Another early effect of the decisive election result is that clean energy stocks are down. The iShares Global Clean Energy exchange traded fund, whose biggest holdings are the solar panel company First Solar and the Spanish utility and renewables developer Iberdola, is down about 6%. The iShares U.S. Energy ETF, meanwhile, whose largest holdings are Exxon and Chevron, is up over 3%. Some specific publicly traded clean energy stocks have sunk, especially residential solar companies like Sunrun, which is down about 30% compared to Tuesday. “That renewables companies are falling more than fossil energy companies are rising, however, indicates that the market is not expecting a Trump White House to do much to improve oil and gas profitability or production, which has actually increased in the Biden years thanks to the spikes in energy prices following the Russian invasion of Ukraine and continued exploitation of America’s oil and gas resources through hydraulic fracturing,” wrote Heatmap’s Matthew Zeitlin.

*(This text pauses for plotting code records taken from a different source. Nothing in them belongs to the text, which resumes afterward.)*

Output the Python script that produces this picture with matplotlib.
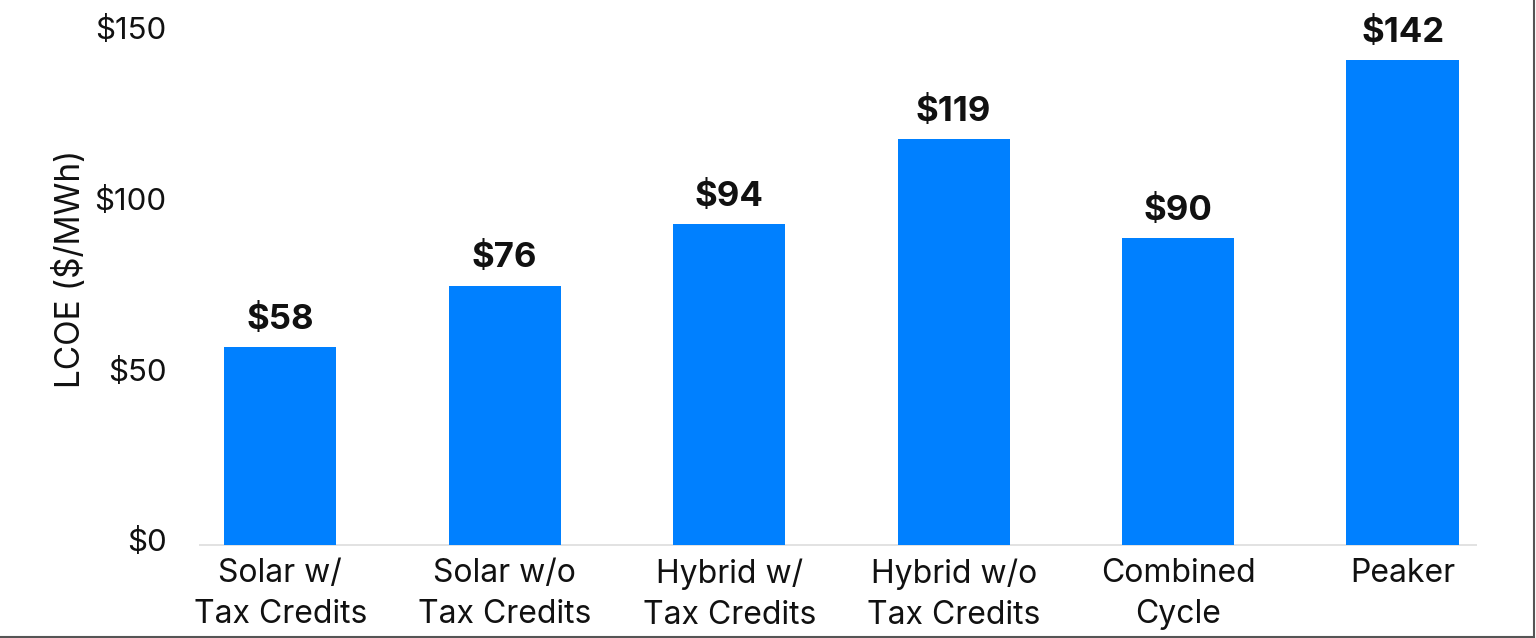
import matplotlib.pyplot as plt
import matplotlib.transforms as mtransforms
from matplotlib.lines import Line2D

# data
categories = ['Solar w/\nTax Credits', 'Solar w/o\nTax Credits', 'Hybrid w/\nTax Credits',
              'Hybrid w/o\nTax Credits', 'Combined\nCycle', 'Peaker']
lcoe = [58, 76, 94, 119, 90, 142]
yticks = [0, 50, 100, 150]
ytick_labels = ['$0', '$50', '$100', '$150']

plt.rcParams['font.family'] = ['Inter', 'DejaVu Sans']

fig = plt.figure(figsize=(15.36, 6.38), dpi=100)
ax = fig.add_axes([0.1094, 0.1458, 0.8768, 0.8025])

x = list(range(len(categories)))
bars = ax.bar(x, lcoe, width=0.5, color='#0080FF', zorder=2)

# value labels above bars
for xi, v in zip(x, lcoe):
    ax.annotate(f'${v}', (xi, v), xytext=(0, 8), textcoords='offset points',
                ha='center', va='bottom', fontsize=25, fontweight='bold', color='#111111')

ax.set_xlim(-0.5, 5.5)
ax.set_ylim(0, 150)
ax.set_yticks(yticks)
ax.set_yticklabels(ytick_labels, fontsize=22.5, color='#111111')
ax.set_xticks(x)
ax.set_xticklabels(categories, fontsize=23, color='#111111', linespacing=1.42)
ax.tick_params(axis='both', length=0)
ax.tick_params(axis='y', pad=1)
ax.tick_params(axis='x', pad=9.4)

# nudge y tick labels up a little, as in the original
offset = mtransforms.ScaledTranslation(0, 5 / 100, fig.dpi_scale_trans)
for lab in ax.get_yticklabels():
    lab.set_transform(lab.get_transform() + offset)

ax.set_ylabel('LCOE ($/MWh)', fontsize=24, color='#111111')
ax.yaxis.set_label_coords(-0.060, 0.539)

for s in ax.spines.values():
    s.set_visible(False)

# light baseline
ax.hlines(0, -0.36, 5.33, color='#dddddd', linewidth=1.2, zorder=1, clip_on=False)

# dark border on bottom and right edge of the picture
fig.add_artist(Line2D([0, 0.9987], [0.002, 0.002], transform=fig.transFigure, color='#555555', linewidth=1.5))
fig.add_artist(Line2D([0.9987, 0.9987], [0.002, 1], transform=fig.transFigure, color='#555555', linewidth=1.5))

fig.savefig('out.png', dpi=100)
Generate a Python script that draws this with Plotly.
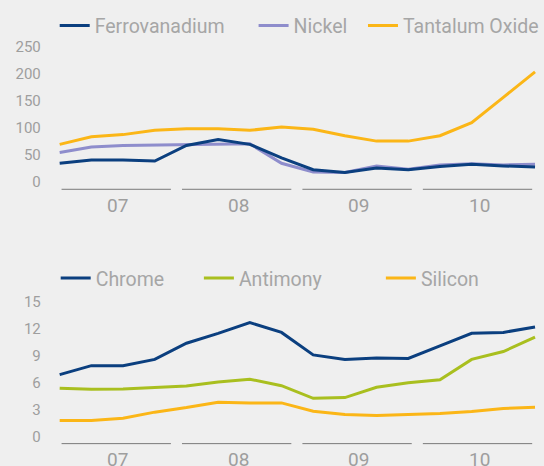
import plotly.graph_objects as go

W, H = 544, 466

quarters = list(range(16))
year_labels = ["07", "08", "09", "10"]

ferrovanadium = [34, 40, 40, 38, 67, 78, 69, 44, 22, 17, 25, 22, 28, 32, 29, 27]
nickel = [54, 64, 67, 68, 69, 69, 70, 34, 18, 17, 29, 23, 31, 33, 31, 32]
tantalum = [69, 83, 87, 95, 98, 98, 95, 101, 97, 85, 75, 75, 85, 109, 156, 203]

chrome = [6.9, 7.9, 7.9, 8.6, 10.4, 11.5, 12.7, 11.6, 9.1, 8.6, 8.75, 8.7, 10.1, 11.5, 11.6, 12.2]
antimony = [5.4, 5.27, 5.3, 5.45, 5.65, 6.08, 6.4, 5.67, 4.27, 4.35, 5.5, 6.0, 6.33, 8.6, 9.47, 11.08]
silicon = [1.8, 1.8, 2.06, 2.73, 3.24, 3.83, 3.76, 3.76, 2.84, 2.47, 2.36, 2.47, 2.58, 2.8, 3.13, 3.28]

top_ticks = [0, 50, 100, 150, 200, 250]
bot_ticks = [0, 3, 6, 9, 12, 15]

BLUE = "#0b3f7f"
LAV = "#8e8dcc"
AMBER = "#fbb617"
GREEN = "#a9bf1f"
GREY = "#9e9e9e"
BG = "#efefef"
FONT = "Roboto"

def fx(px):
    return px / W

def fy(py):
    return 1 - py / H

# x scale: quarter 0 at px 60, quarter 15 at px 538
dx = (538 - 60) / 15.0
left_px = 42
x_range = [(left_px - 60) / dx, 15 + (W - 538) / dx]

# top y scale
t0, tk = 179.8, (181.7 - 45.7) / 250
top_dom_px = (38, 194)
top_range = [(t0 - top_dom_px[1]) / tk, (t0 - top_dom_px[0]) / tk]

# bottom y scale
b0, bk = 436.5, (437.0 - 301.3) / 15
bot_dom_px = (292, 452)
bot_range = [(b0 - bot_dom_px[1]) / bk, (b0 - bot_dom_px[0]) / bk]

fig = go.Figure()

series = [
    ("Ferrovanadium", ferrovanadium, BLUE, "x", "y", "legend"),
    ("Nickel", nickel, LAV, "x", "y", "legend2"),
    ("Tantalum Oxide", tantalum, AMBER, "x", "y", "legend3"),
    ("Chrome", chrome, BLUE, "x2", "y2", "legend4"),
    ("Antimony", antimony, GREEN, "x2", "y2", "legend5"),
    ("Silicon", silicon, AMBER, "x2", "y2", "legend6"),
]
order = [2, 1, 0, 5, 4, 3]
for i in order:
    name, vals, col, xa, ya, lg = series[i]
    fig.add_trace(go.Scatter(
        x=quarters, y=vals, mode="lines", name=name, showlegend=True,
        line=dict(color=col, width=3), xaxis=xa, yaxis=ya, legend=lg,
    ))

legend_pos = {
    "legend": (61, 23), "legend2": (261, 23), "legend3": (371, 23),
    "legend4": (62, 277), "legend5": (206, 277), "legend6": (389, 277),
}
legend_font = dict(family=FONT, size=19.5, color="#a6a6a6")
for key, (lx, ly) in legend_pos.items():
    fig.layout[key] = dict(
        x=fx(lx - 6), y=fy(ly), xanchor="left", yanchor="middle",
        bgcolor="rgba(0,0,0,0)", font=legend_font, borderwidth=0,
        itemwidth=30, tracegroupgap=0, visible=True,
    )

axis_common = dict(showgrid=False, zeroline=False, showline=False)
fig.update_layout(
    width=W, height=H, showlegend=True,
    margin=dict(l=0, r=0, t=0, b=0),
    paper_bgcolor=BG, plot_bgcolor=BG,
    xaxis=dict(domain=[fx(left_px), 1], range=x_range, showticklabels=False,
               ticks="", anchor="y", **axis_common),
    yaxis=dict(domain=[fy(top_dom_px[1]), fy(top_dom_px[0])], range=top_range,
               tickvals=top_ticks, ticks="", anchor="x",
               tickfont=dict(family=FONT, size=15, color=GREY), **axis_common),
    xaxis2=dict(domain=[fx(left_px), 1], range=x_range, showticklabels=False,
                ticks="", anchor="y2", **axis_common),
    yaxis2=dict(domain=[fy(bot_dom_px[1]), fy(bot_dom_px[0])], range=bot_range,
                tickvals=bot_ticks, ticks="", anchor="x2",
                tickfont=dict(family=FONT, size=15, color=GREY), **axis_common),
)

# year separator lines and labels
year_period = 3.8
for k, lab in enumerate(year_labels):
    xs0 = 0.06 + k * year_period
    xs1 = 3.51 + k * year_period
    xc = 1.84 + k * year_period
    for xr, yr, yv, ylab in (("x", "y", (t0 - 187.5) / tk, 204),
                             ("x2", "y2", (b0 - 443.5) / bk, 459)):
        fig.add_shape(type="line", xref=xr, yref=yr, x0=xs0, x1=xs1, y0=yv, y1=yv,
                      line=dict(color="#7a7a7a", width=1))
        fig.add_annotation(x=xc, xref=xr, y=fy(ylab), yref="paper", text=lab,
                           showarrow=False, xanchor="center", yanchor="middle",
                           font=dict(family=FONT, size=19, color=GREY))

fig.write_html("out.html")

Hurricane Rafael swept through Cuba yesterday as a Category 3 storm, knocking out the power grid and leaving 10 million people without electricity. Widespread flooding is reported. The island was still recovering from last month’s Hurricane Oscar, which left at least six people dead. The electrical grid – run by oil-fired power plants – has collapsed several times over the last few weeks. Meanwhile, the U.S. Bureau of Safety and Environmental Enforcement said yesterday that about 17% of crude oil production and 7% of natural gas output in the Gulf of Mexico was shut down because of Rafael.
It is “virtually certain” that 2024 will be the warmest year on record, according to the European Copernicus Climate Change Service. In October, the global average surface air temperature was about 60 degrees Fahrenheit, or nearly 3 degrees Fahrenheit warmer than pre-industrial averages for that month. This year is also on track to be the first entire calendar year in which temperatures are more than 1.5 degrees Celsius above pre-industrial levels. “This marks a new milestone in global temperature records and should serve as a catalyst to raise ambition for the upcoming climate change conference,” said Copernicus deputy director Dr. Samantha Burgess.
C3S
The world is falling short of its goal to double the rate of energy efficiency improvements by 2030, the International Energy Agency said in its new Energy Efficiency 2024 report. Global primary energy intensity – which the IEA explained is a measure of efficiency – will improve by 1% this year, the same as last year. It needs to be increasing by 4% by the end of the decade to meet a goal set at last year’s COP. “Boosting energy efficiency is about getting more from everyday technologies and industrial processes for the same amount of energy input, and means more jobs, healthier cities and a range of other benefits,” the IEA said. “Improving the efficiency of buildings and vehicles, as well as in other areas, is central to clean energy transitions, since it simultaneously improves energy security, lowers energy bills for consumers and reduces greenhouse gas emissions.” The group called for more government action as well as investment in energy efficient technologies.
Deforestation in Brazil’s Amazon fell by 30.6% in the 12 months leading up to July, compared to a year earlier. It is now at the lowest levels since 2015.